* **What is needed**: Every line of the material is to be quoted verbatim, minus the pictures.

* **Raw data**:
+++
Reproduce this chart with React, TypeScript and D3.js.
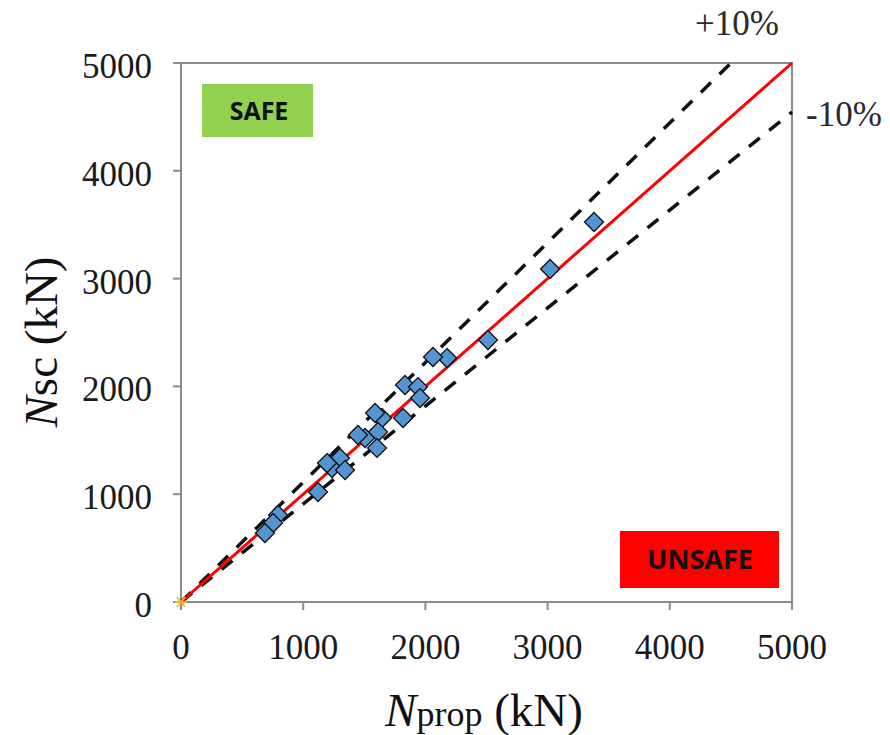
import React from 'react';
import * as d3 from 'd3';

// Nprop (kN) vs Nsc (kN)
const nProp = [3380, 3020, 2512, 2177, 2062, 1833, 1939, 1956, 1817, 1645, 1588, 1612, 1506, 1604, 1448, 1301, 1236, 1342, 1195, 1121, 794, 753, 687];
const nSc = [3525, 3089, 2430, 2263, 2273, 2013, 1994, 1892, 1707, 1707, 1753, 1577, 1521, 1429, 1549, 1336, 1243, 1224, 1289, 1020, 807, 733, 640];
const ticks = [0, 1000, 2000, 3000, 4000, 5000];
const upperFactor = 1 / 0.9;
const lowerFactor = 1 / 1.1;

const W = 890;
const H = 735;
const margin = { top: 63, right: 98, bottom: 133, left: 181 };

const App = () => {
  const x = d3.scaleLinear().domain([0, 5000]).range([margin.left, W - margin.right]);
  const y = d3.scaleLinear().domain([0, 5000]).range([H - margin.bottom, margin.top]);

  const line = d3.line<[number, number]>().x(d => x(d[0])).y(d => y(d[1]));
  const diamond = d3.symbol().type(d3.symbolDiamond2).size(230)();
  const serif = '"Liberation Serif", "Times New Roman", serif';
  const sans = '"Open Sans", "Liberation Sans", sans-serif';
  const axisColor = '#8c8c8c';

  return (
    <svg width={W} height={H} style={{ position: 'absolute', left: 0, top: 0 }} fontFamily={serif}>
      <rect width={W} height={H} fill="#fff" />

      {/* frame */}
      <rect x={x(0)} y={y(5000)} width={x(5000) - x(0)} height={y(0) - y(5000)} fill="none" stroke={axisColor} strokeWidth={2} />

      {/* x ticks */}
      {ticks.map(t => (
        <g key={'x' + t}>
          <line x1={x(t)} x2={x(t)} y1={y(0)} y2={y(0) + 8} stroke={axisColor} strokeWidth={2} />
          <text x={x(t)} y={y(0) + 57} textAnchor="middle" fontSize={35} fill="#1a1a1a">{t}</text>
        </g>
      ))}
      {/* y ticks */}
      {ticks.map(t => (
        <g key={'y' + t}>
          <line x1={x(0) - 8} x2={x(0)} y1={y(t)} y2={y(t)} stroke={axisColor} strokeWidth={2} />
          <text x={x(0) - 29} y={y(t) + 15} textAnchor="end" fontSize={35} fill="#1a1a1a">{t}</text>
        </g>
      ))}

      {/* boxes */}
      <rect x={202} y={84} width={111} height={53} fill="#92D050" />
      <text x={259} y={120} textAnchor="middle" fontFamily={sans} fontWeight="bold" fontSize={25} fill="#111">SAFE</text>
      <rect x={620} y={531} width={159} height={57} fill="#FF0000" />
      <text x={700} y={569} textAnchor="middle" fontFamily={sans} fontWeight="bold" fontSize={27} fill="#111">UNSAFE</text>

      {/* bounds */}
      <path d={line([[0, 0], [5000 / upperFactor, 5000]]) || ''} fill="none" stroke="#111" strokeWidth={3.5} strokeDasharray="14 12" />
      <path d={line([[0, 0], [5000, 5000 * lowerFactor]]) || ''} fill="none" stroke="#111" strokeWidth={3.5} strokeDasharray="14 12" />
      <path d={line([[0, 0], [5000, 5000]]) || ''} fill="none" stroke="#ff0000" strokeWidth={3} />

      {/* points */}
      {nProp.map((v, i) => (
        <path key={i} d={diamond || ''} transform={`translate(${x(v)},${y(nSc[i])})`} fill="#5594d3" stroke="#111" strokeWidth={1.3} />
      ))}

      {/* origin asterisk */}
      <g transform={`translate(${x(0)},${y(0)})`} stroke="#f5b82e" strokeWidth={1.8}>
        <line x1={-6} x2={6} y1={0} y2={0} />
        <line x1={-4} x2={4} y1={-5} y2={5} />
        <line x1={-4} x2={4} y1={5} y2={-5} />
      </g>

      {/* percentage labels */}
      <text x={737} y={35} textAnchor="middle" fontSize={35} fill="#2a2a2a">+10%</text>
      <text x={844} y={126} textAnchor="middle" fontSize={35} fill="#2a2a2a">-10%</text>

      {/* axis titles */}
      <text x={484} y={726} textAnchor="middle" fontSize={47} fill="#111">
        <tspan fontStyle="italic">N</tspan>
        <tspan fontSize={36}>prop</tspan>
        <tspan> (kN)</tspan>
      </text>
      <text transform={`translate(57,${342}) rotate(-90)`} textAnchor="middle" fontSize={47} fill="#111">
        <tspan fontStyle="italic">N</tspan>
        <tspan>sc (kN)</tspan>
      </text>
    </svg>
  );
};

export default App;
+++
* **Completed exercise**:
Reproduce this chart with React, TypeScript and D3.js.
import React from 'react';
import * as d3 from 'd3';

// Nprop (kN) vs Nsc (kN)
const nProp = [3380, 3020, 2512, 2177, 2062, 1833, 1939, 1956, 1817, 1645, 1588, 1612, 1506, 1604, 1448, 1301, 1236, 1342, 1195, 1121, 794, 753, 687];
const nSc = [3525, 3089, 2430, 2263, 2273, 2013, 1994, 1892, 1707, 1707, 1753, 1577, 1521, 1429, 1549, 1336, 1243, 1224, 1289, 1020, 807, 733, 640];
const ticks = [0, 1000, 2000, 3000, 4000, 5000];
const upperFactor = 1 / 0.9;
const lowerFactor = 1 / 1.1;

const W = 890;
const H = 735;
const margin = { top: 63, right: 98, bottom: 133, left: 181 };

const App = () => {
  const x = d3.scaleLinear().domain([0, 5000]).range([margin.left, W - margin.right]);
  const y = d3.scaleLinear().domain([0, 5000]).range([H - margin.bottom, margin.top]);

  const line = d3.line<[number, number]>().x(d => x(d[0])).y(d => y(d[1]));
  const diamond = d3.symbol().type(d3.symbolDiamond2).size(230)();
  const serif = '"Liberation Serif", "Times New Roman", serif';
  const sans = '"Open Sans", "Liberation Sans", sans-serif';
  const axisColor = '#8c8c8c';

  return (
    <svg width={W} height={H} style={{ position: 'absolute', left: 0, top: 0 }} fontFamily={serif}>
      <rect width={W} height={H} fill="#fff" />

      {/* frame */}
      <rect x={x(0)} y={y(5000)} width={x(5000) - x(0)} height={y(0) - y(5000)} fill="none" stroke={axisColor} strokeWidth={2} />

      {/* x ticks */}
      {ticks.map(t => (
        <g key={'x' + t}>
          <line x1={x(t)} x2={x(t)} y1={y(0)} y2={y(0) + 8} stroke={axisColor} strokeWidth={2} />
          <text x={x(t)} y={y(0) + 57} textAnchor="middle" fontSize={35} fill="#1a1a1a">{t}</text>
        </g>
      ))}
      {/* y ticks */}
      {ticks.map(t => (
        <g key={'y' + t}>
          <line x1={x(0) - 8} x2={x(0)} y1={y(t)} y2={y(t)} stroke={axisColor} strokeWidth={2} />
          <text x={x(0) - 29} y={y(t) + 15} textAnchor="end" fontSize={35} fill="#1a1a1a">{t}</text>
        </g>
      ))}

      {/* boxes */}
      <rect x={202} y={84} width={111} height={53} fill="#92D050" />
      <text x={259} y={120} textAnchor="middle" fontFamily={sans} fontWeight="bold" fontSize={25} fill="#111">SAFE</text>
      <rect x={620} y={531} width={159} height={57} fill="#FF0000" />
      <text x={700} y={569} textAnchor="middle" fontFamily={sans} fontWeight="bold" fontSize={27} fill="#111">UNSAFE</text>

      {/* bounds */}
      <path d={line([[0, 0], [5000 / upperFactor, 5000]]) || ''} fill="none" stroke="#111" strokeWidth={3.5} strokeDasharray="14 12" />
      <path d={line([[0, 0], [5000, 5000 * lowerFactor]]) || ''} fill="none" stroke="#111" strokeWidth={3.5} strokeDasharray="14 12" />
      <path d={line([[0, 0], [5000, 5000]]) || ''} fill="none" stroke="#ff0000" strokeWidth={3} />

      {/* points */}
      {nProp.map((v, i) => (
        <path key={i} d={diamond || ''} transform={`translate(${x(v)},${y(nSc[i])})`} fill="#5594d3" stroke="#111" strokeWidth={1.3} />
      ))}

      {/* origin asterisk */}
      <g transform={`translate(${x(0)},${y(0)})`} stroke="#f5b82e" strokeWidth={1.8}>
        <line x1={-6} x2={6} y1={0} y2={0} />
        <line x1={-4} x2={4} y1={-5} y2={5} />
        <line x1={-4} x2={4} y1={5} y2={-5} />
      </g>

      {/* percentage labels */}
      <text x={737} y={35} textAnchor="middle" fontSize={35} fill="#2a2a2a">+10%</text>
      <text x={844} y={126} textAnchor="middle" fontSize={35} fill="#2a2a2a">-10%</text>

      {/* axis titles */}
      <text x={484} y={726} textAnchor="middle" fontSize={47} fill="#111">
        <tspan fontStyle="italic">N</tspan>
        <tspan fontSize={36}>prop</tspan>
        <tspan> (kN)</tspan>
      </text>
      <text transform={`translate(57,${342}) rotate(-90)`} textAnchor="middle" fontSize={47} fill="#111">
        <tspan fontStyle="italic">N</tspan>
        <tspan>sc (kN)</tspan>
      </text>
    </svg>
  );
};

export default App;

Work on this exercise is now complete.